Marsha Evans is no stranger to the blues. She has performed blues music all her life and can be found performing at venues across St. Louis with her band, Marsha Evans and the Coalition.
But Evans doesn’t confine her passion for the blues to the stage. She’s a strong advocate for the music. For weeks, she and other musicians in the St. Louis region have discussed ways to honor the legacy of the blues and keep the treasured African-American art form alive.
“You’re pouring your life in three or four minutes of musical expression — your innermost emotions, all of the pain you felt on any particular day for a number of months or years,” she said.
For Evans, the blues is a family affair. She has long performed with her husband, acclaimed international bassist Jimmy Hinds. Both are quick to note that the blues — one of the foundations of North American popular music — rose from the African-American struggle for survival.
To this day, Hinds said, people turn to the blues to deal with the joy and pain of everyday life.
“The blues is like an aspirin; it’s a music of relief,” Hinds said. “You’re being relieved of one situation or another usually.”
Throughout February, local musicians, scholars and fans have participated in a series of roundtables on the blues at KDHX. The discussions focused on ways to preserve the blues legacy as an original black art form that has been borrowed by white musicians such as The Beatles, The Rolling Stones and Elvis Presley.
Blues musicians and enthusiasts in St. Louis want to make sure that black artists are acknowledged and respected.
“We can continue to get respect and give the necessary respect to black people who really gave birth to the blues instead of trying to wipe it out,” said Rosalind Norman, who moderated the discussions. “And that’s what the underlying theme of cultural appropriation is really getting at.”
Norman has been immersed in the genre since she was a child, and first learned about music from her grandfather, who instilled her with a respect for the tradition and its importance to African-American culture.
“When you think about blues music, blues music is very much a part of that history.” Norman said. “And that history is very much a part of that cultural experience coming out of slavery, and from that point on, [continuing] to evolve through the migration of those sharecroppers often times, who were moving from the South to the North.”
The music that emerged in the Mississippi Delta became the sound of sharecroppers who migrated north, Norman said. The music served as a well from which the creators of a variety of African-American styles drew inspiration.
In St. Louis, the music developed into a piano-based sound that evolved from St. Louis ragtime musician Scott Joplin in the early 20th century. In the decades that followed, other musicians in the region also drew from the blues.
“Henry Townsend, Johnny Johnson — oh, man, there’s so many,” television host and journalist Bernie Hayes said. “Oliver Sain, Ike Turner — I mean the list goes on and on.”

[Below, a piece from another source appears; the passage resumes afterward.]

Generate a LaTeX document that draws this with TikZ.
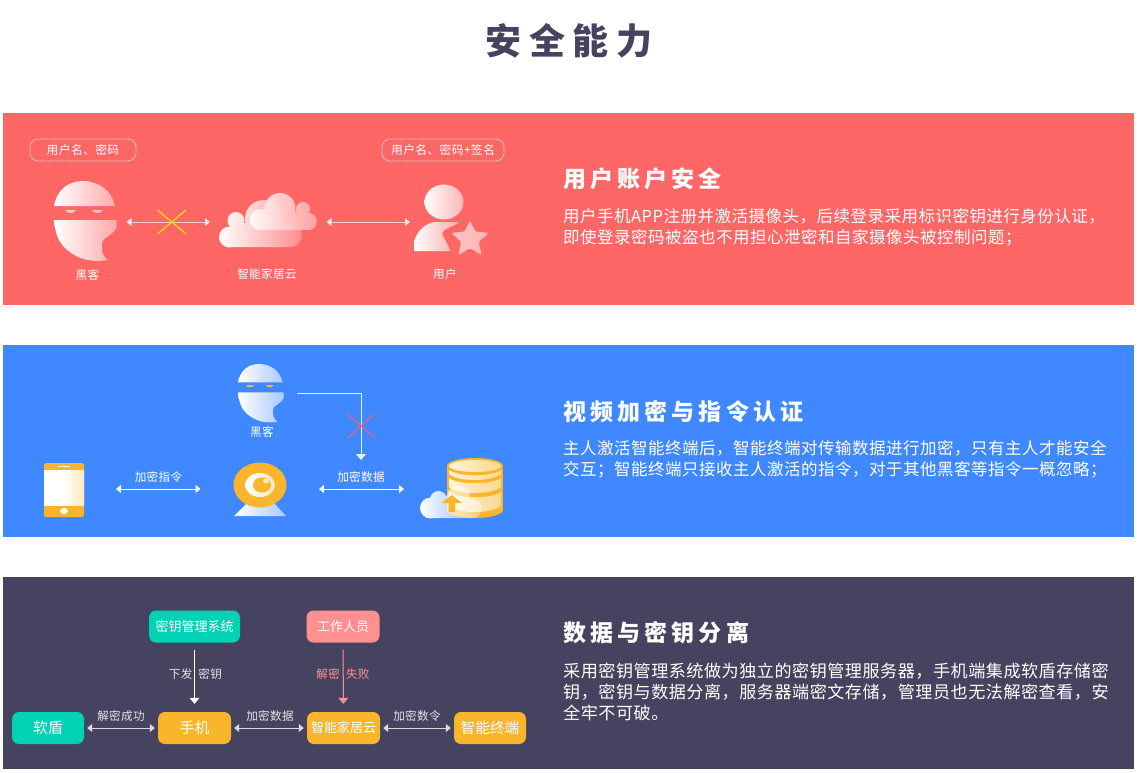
\documentclass[tikz,border=0pt]{standalone}
\usepackage{fontspec}
\setmainfont{Noto Sans CJK SC}
\newfontfamily\spacedfont[LetterSpace=3]{Noto Sans CJK SC}
\newfontfamily\headfont[LetterSpace=18]{Noto Sans CJK SC}
\newfontfamily\titlefont[LetterSpace=22]{Noto Sans CJK SC}
\usetikzlibrary{positioning, arrows.meta, fadings}
\definecolor{redpanel}{HTML}{FF6666}
\definecolor{bluepanel}{HTML}{3F88FF}
\definecolor{darkpanel}{HTML}{45435F}
\definecolor{tealbox}{HTML}{00D2B4}
\definecolor{orangebox}{HTML}{F9B52B}
\definecolor{pinkbox}{HTML}{FF9090}
\definecolor{pinklight}{HTML}{FFA8A8}
\definecolor{pinkeye}{HTML}{FFC4C4}
\definecolor{pinkfade}{HTML}{FFB4B4}
\definecolor{pinkdeep}{HTML}{FF8C8C}
\definecolor{bluelight}{HTML}{A9C9FF}
\definecolor{creamlight}{HTML}{FFF3D6}
\definecolor{creamdark}{HTML}{FBD88E}
\definecolor{creamface}{HTML}{FDE7BC}
\definecolor{crossyellow}{HTML}{FFE000}
\definecolor{crossred}{HTML}{FF5A6E}
\tikzfading[name=cloudfade, left color=transparent!0, right color=transparent!65]
\tikzset{
    heading/.style={anchor=west, inner sep=0, text=white, font=\fontsize{23}{26}\selectfont\headfont\bfseries},
    bodytext/.style={anchor=west, inner sep=0, text=white, align=left, font=\fontsize{16.5}{21}\selectfont\spacedfont},
    widetext/.style={anchor=west, inner sep=0, text=white, align=left, font=\fontsize{17.1}{21}\selectfont\spacedfont},
    smalltext/.style={inner sep=0, text=white, font=\fontsize{11.6}{13}\selectfont\spacedfont},
    dashbox/.style={draw=white, densely dotted, line width=.9pt, rounded corners=8pt, minimum height=22pt, inner sep=0, text=white, font=\fontsize{11.8}{13}\selectfont\spacedfont},
    flowbox/.style={rounded corners=7pt, minimum height=32pt, inner sep=0, text=white},
    biarrow/.style={{Triangle[width=8pt,length=5pt]}-{Triangle[width=8pt,length=5pt]}, line width=.8pt},
    downarrow/.style={-{Triangle[width=10pt,length=6pt]}, line width=1pt},
    pics/hacker/.style n args={2}{code={
        \shade[left color=white, right color=#1]
            (0,25) .. controls (3,8) and (15,0) .. (29,0) .. controls (45,0) and (58,10) .. (61,25) -- cycle
            (0,39) -- (62.5,39) -- (62.5,47) .. controls (58,55) and (49,56) .. (48,62) .. controls (47,70) and (49,76) .. (54,79) .. controls (42,81) and (25,81) .. (10,66) .. controls (3,58) and (1,50) .. (0,39) -- cycle;
        \fill[#2] (11,29) .. controls (13,33) and (20,33) .. (22,29) -- cycle;
        \fill[#2] (38,29) .. controls (40,33) and (47,33) .. (49,29) -- cycle;
    }},
}
\begin{document}
\begin{tikzpicture}[x=1pt, y=-1pt]
    \useasboundingbox (0,0) rectangle (1140,772);
    \node (title) at (569,41) [inner sep=0, text=darkpanel, font=\fontsize{36}{40}\selectfont\titlefont\bfseries] {安全能力};

    % account panel
    \fill[redpanel] (3,113) rectangle (1134,305);
    \node (acchead) at (563,179) [heading] {用户账户安全};
    \node (acctext) at (563,227.5) [bodytext] {用户手机APP注册并激活摄像头，后续登录采用标识密钥进行身份认证，\\即使登录密码被盗也不用担心泄密和自家摄像头被控制问题；};
    \node (hackerpass) at (83,150) [dashbox, minimum width=106pt] {用户名、密码};
    \node (userpass) at (443,150) [dashbox, minimum width=122pt] {用户名、密码+签名};
    \pic at (54,181) {hacker={pinklight}{pinkeye}};
    \node (hackerlabel) at (87.5,275) [smalltext] {黑客};
    \shade[left color=white, right color=pinkdeep]
        (229.5,237) circle [radius=10.5] (236,220.5) circle [radius=8.5] (263.5,218.5) circle [radius=18.5] (290,235) circle [radius=12]
        (290,223) rectangle (229.5,247);
    \shade[left color=white, right color=pinklight, opacity=.9]
        (260.5,219.5) circle [radius=10.5] (280,208.5) circle [radius=15.5] (303,209) circle [radius=7] (308.5,221.5) circle [radius=8.5]
        (308.5,212) rectangle (260.5,230);
    \node (cloudlabel) at (267,274.5) [smalltext] {智能家居云};
    \shade[left color=white, right color=pinkfade] (444,202) ellipse [x radius=19.5, y radius=17.5];
    \shade[left color=white, right color=pinklight]
        (414,251) -- (414,243) .. controls (416,230) and (428,222) .. (436,222) -- (459,222) .. controls (452,228) and (444,228) .. (442,233) .. controls (444,240) and (449,245) .. (450,251) -- cycle;
    \shade[left color=pinkeye, right color=pinkfade, rounded corners=2.5pt]
        (470,220) -- (475.3,231.7) -- (489,232.8) -- (478.6,241.8) -- (481.8,255.2) -- (470,248) -- (458.2,255.2) -- (461.4,241.8) -- (451,232.8) -- (464.7,231.7) -- cycle;
    \node (userlabel) at (445,274) [smalltext] {用户};
    \coordinate (hackerright) at (126.5,222);
    \coordinate (cloudleft) at (210,222);
    \coordinate (cloudright) at (326.5,222);
    \coordinate (userleft) at (410,222);
    \draw[biarrow, white, draw opacity=.65, fill opacity=.8] (hackerright) -- (cloudleft);
    \draw[biarrow, white, draw opacity=.65, fill opacity=.8] (cloudright) -- (userleft);
    \draw[crossyellow, line width=1.2pt] (157.5,210) -- (186,234) (157.5,234) -- (186,210);

    % video panel
    \fill[bluepanel] (3,345) rectangle (1134,537);
    \node (videohead) at (563,412) [heading] {视频加密与指令认证};
    \node (videotext) at (563,459.5) [bodytext] {主人激活智能终端后，智能终端对传输数据进行加密，只有主人才能安全\\交互；智能终端只接收主人激活的指令，对于其他黑客等指令一概忽略；};
    \pic[scale=.73] at (238,364) {hacker={bluelight}{orangebox}};
    \node (hackerbelow) at (262,432) [smalltext] {黑客};
    % phone
    \fill[orangebox, rounded corners=2pt] (44,463) rectangle (84,517);
    \shade[left color=white, right color=creamface, middle color=white] (44,470) rectangle (84,505);
    \fill[white] (58,465.5) rectangle (70,467);
    \fill[white] (64,511) ellipse [x radius=4, y radius=3];
    % camera
    \shade[left color=white, right color=bluelight] (234,516) -- (247,503) -- (274,503) -- (286,516) -- cycle;
    \fill[orangebox] (260,485) ellipse [x radius=26.5, y radius=22.5];
    \shade[left color=white, right color=creamface] (260,485) ellipse [x radius=15, y radius=12];
    \fill[orangebox] (262,485) ellipse [x radius=9, y radius=7.5];
    \fill[creamface] (266,481) ellipse [x radius=3, y radius=2.5];
    % database
    \fill[orangebox] (447,466) rectangle (503,510);
    \fill[orangebox] (475,466) ellipse [x radius=28, y radius=8];
    \fill[orangebox] (475,510) ellipse [x radius=28, y radius=8];
    \shade[left color=creamlight, right color=creamdark] (475,466) ellipse [x radius=26, y radius=6];
    \foreach \bandy/\bandh in {470/4, 478/9, 492/14}{
        \shade[left color=creamlight, right color=creamdark] (449,\bandy) .. controls (458,\bandy+7) and (492,\bandy+7) .. (501,\bandy) -- (501,\bandy+\bandh) .. controls (492,\bandy+\bandh+8) and (458,\bandy+\bandh+8) .. (449,\bandy+\bandh) -- cycle;
    }
    \fill[white, path fading=cloudfade]
        (430.5,508) circle [radius=10.5] (438.5,499.5) circle [radius=8.5] (458.5,498) circle [radius=12] (472,508.5) circle [radius=9.5]
        (472,499) rectangle (430.5,518);
    \fill[orangebox] (441.5,503) -- (451.7,495) -- (462,503) -- (455,503) -- (455,512) -- (448.5,512) -- (448.5,503) -- cycle;
    \coordinate (phoneright) at (116,489);
    \coordinate (cameraleft) at (200.5,489);
    \coordinate (cameraright) at (319,489);
    \coordinate (storeleft) at (404,489);
    \node (cmdlabel) at (158.5,477) [smalltext] {加密指令};
    \node (datalabel) at (361,477) [smalltext] {加密数据};
    \draw[biarrow, white] (phoneright) -- (cameraleft);
    \draw[biarrow, white] (cameraright) -- (storeleft);
    \coordinate (attackstart) at (297,393);
    \coordinate (attackend) at (361,460);
    \draw[downarrow, white!85!bluepanel] (attackstart) -| (attackend);
    \draw[crossred, line width=1pt] (347.5,414) -- (374.5,438) (347.5,438) -- (374.5,414);

    % key panel
    \fill[darkpanel] (3,577) rectangle (1134,769);
    \node (keyhead) at (563,633) [heading] {数据与密钥分离};
    \node (keytext) at (563,692) [widetext] {采用密钥管理系统做为独立的密钥管理服务器，手机端集成软盾存储密\\钥，密钥与数据分离，服务器端密文存储，管理员也无法解密查看，安\\全牢不可破。};
    \node (keymgr) at (194.5,626.5) [flowbox, fill=tealbox, minimum width=91pt, font=\fontsize{13}{15}\selectfont] {密钥管理系统};
    \node (staff) at (343,626.5) [flowbox, fill=pinkbox, minimum width=73pt, font=\fontsize{13}{15}\selectfont] {工作人员};
    \node (shield) at (48,728) [flowbox, fill=tealbox, minimum width=72pt, font=\fontsize{15}{17}\selectfont] {软盾};
    \node (phone) at (194.5,728) [flowbox, fill=orangebox, minimum width=73pt, font=\fontsize{15}{17}\selectfont] {手机};
    \node (cloud) at (343.5,728) [flowbox, fill=orangebox, minimum width=73pt, font=\fontsize{13}{15}\selectfont] {智能家居云};
    \node (device) at (490,728) [flowbox, fill=orangebox, minimum width=72pt, font=\fontsize{14.7}{16}\selectfont] {智能终端};
    \node (oklabel) at (121,716) [smalltext, text=white!85!darkpanel] {解密成功};
    \node (dataup) at (270,716) [smalltext, text=white!85!darkpanel] {加密数据};
    \node (cmdup) at (417,716) [smalltext, text=white!85!darkpanel] {加密数令};
    \node (issue) at (195.5,674) [smalltext, text=white!85!darkpanel] {下发\hspace{6pt}密钥};
    \node (fail) at (343,674) [smalltext, text=pinkbox] {解密\hspace{6pt}失败};
    \draw[biarrow, white!80!darkpanel, shorten <=3pt, shorten >=3pt] (shield) -- (phone);
    \draw[biarrow, white!80!darkpanel, shorten <=3pt, shorten >=3pt] (phone) -- (cloud);
    \draw[biarrow, white!80!darkpanel, shorten <=3pt, shorten >=3pt] (cloud) -- (device);
    \draw[downarrow, white, shorten <=7pt, shorten >=8pt] (keymgr) -- (phone);
    \draw[downarrow, pinkbox, shorten <=7pt, shorten >=8pt] (staff) -- (cloud);
\end{tikzpicture}
\end{document}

The blues remains significant because of the importance it holds in the black community, said Hayes, curator for the Don and Heide Wolff Jazz Institute at Harris Stowe University.
“Blues came from people who were suffering in bondage, and it was called gospel or spiritual or religious music or inspirational music,” he said. “That’s where the blues actually came from.”
But Hayes said black musicians often saw their music used or adopted by others. He hopes black artists retain connections — and a sense of ownership — to the art forms they create.
“We have to own more, that’s all I can say. There has to be a way for African-Americans and other minorities, 'so-called minorities,' to become powerful,” Hayes said. “They have to own stations, they have to know what’s going on on the inside.”
For Marsha Evans, the future of the music may lie with its ability to reach younger audiences.
When she performs, she works R&B songs and hip-hop influences into her performance to show fans how black popular music has long been interconnected.
“One thing is for sure: its ours. One can’t take away what’s really yours, if you know what I mean,” Evans said. “It can be borrowed, threatened, used however for however so long — but the blues came from black people.”